Laut Indonesia bukan sekadar jalur perdagangan, tetapi juga halaman depan rumah kita. Menjaganya berarti menjaga ekonomi, industri, dan masa depan anak-anak negeri ini.

Operasi di Jambi, adalah salah satu bab dari upaya panjang yang tak pernah selesai.

Itu sebuah pengingat bahwa dalam arus perdagangan global yang semakin cepat, ketahanan sebuah negara tidak hanya diukur dari kekuatan militernya.

Juga dari kemampuannya menutup celah bagi praktik-praktik yang melemahkan dari dalam.

Jika kolaborasi seperti yang dilakukan di Tanjung Jabung Barat dapat terus dipertahankan dan ditingkatkan.

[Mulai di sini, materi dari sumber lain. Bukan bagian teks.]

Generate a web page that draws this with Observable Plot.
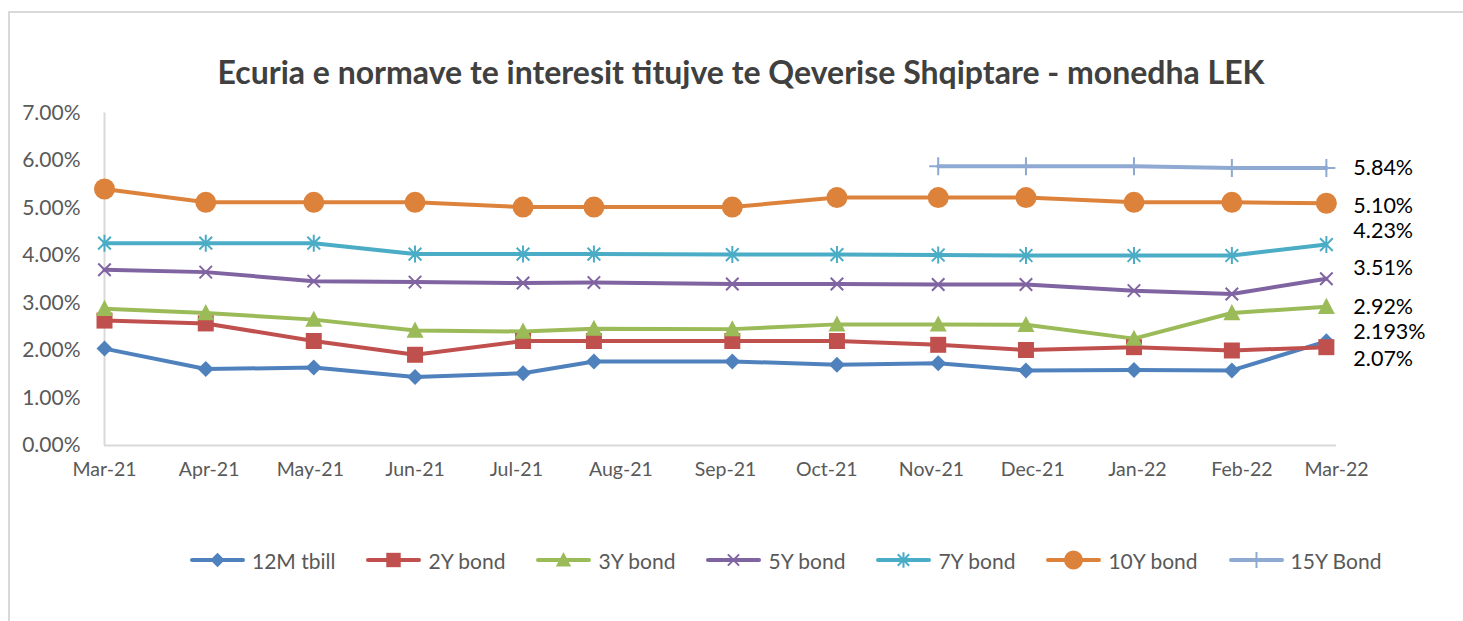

Maka, pesan yang disampaikan kepada para penyelundup akan semakin jelas bahwa perairan Indonesia bukanlah lahan bebas bagi perdagangan ilegal.

Di setiap gelombang dan di setiap pelabuhan, ada mata yang mengawasi, ada tangan yang siap bertindak, dan ada tekad yang bulat untuk memastikan.

Bahwa, garis kedaulatan negara tetap utuh, demi tegaknya muruah bangsa dan terjaganya masa depan ekonomi nasional.